Results-based approaches are increasing being used in developing countries to strengthen health systems and to improve health service delivery. Zambia is currently implementing an RBF project designed to catalyze the country’s efforts to reduce maternal and child mortality in ten pilot districts through supply-side interventions. Before the pilot phase, a pre-pilot was implemented over a period of 18 months in Katete District to improve the operational design of the pilot. We present the findings from Katete pre-pilot and the implication of the results on policy and planning.
A mixed-methods approach was used to review the information systems, project documents, and financial audit reports. Focus groups and in-depth interviews were organized among the health managers, health providers, and beneficiaries.

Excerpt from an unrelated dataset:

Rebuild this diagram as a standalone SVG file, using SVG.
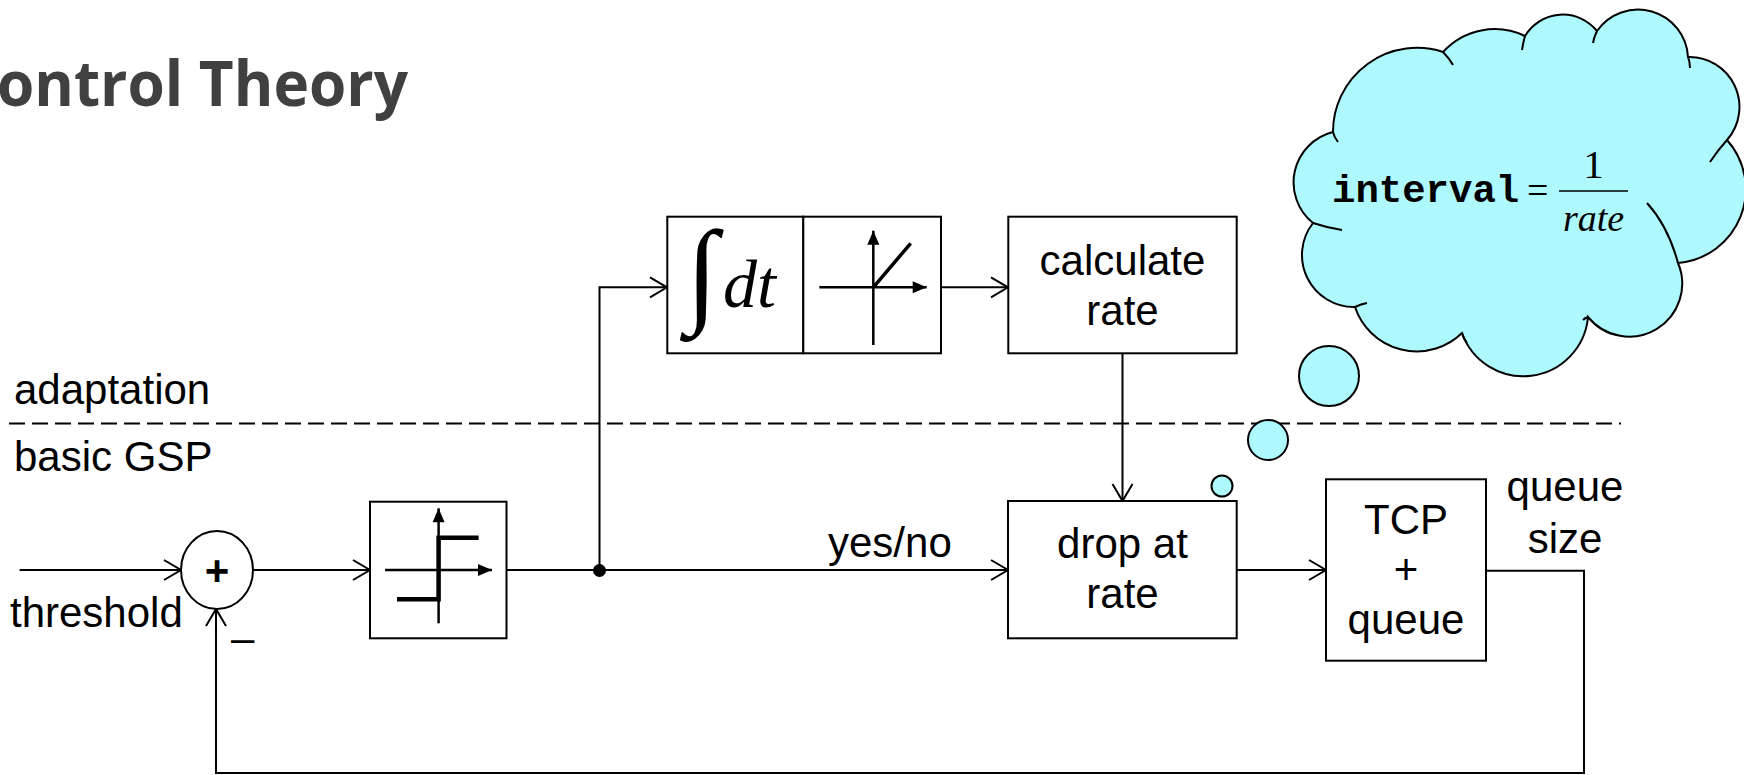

The additional operational income earned by the health facilities through RBF improved staff motivation and productivity. It further provided the opportunity for innovations such as local hiring of staff to fill in human resource gaps, procurement of minor equipment and commodities as well as demand-side incentives to boost service utilization. There was a notable increase in the utilization of services for key health interventions ranging from 6% to 54% between 2009 and 2010. Quality of data recording and reporting improved. Furthermore, managerial autonomy of the health facilities and community participation in decision-making were enhanced.
The Katete pre-pilot has been an important piece to the RBF project in Zambia. It provided an opportunity to test and refine the model in a real setting with an evidence base. The lessons learnt from the pre-pilot stimulated policy dialogue on RBF among the MOH and its partners, and further prompted the revision of the design before the pilot phase.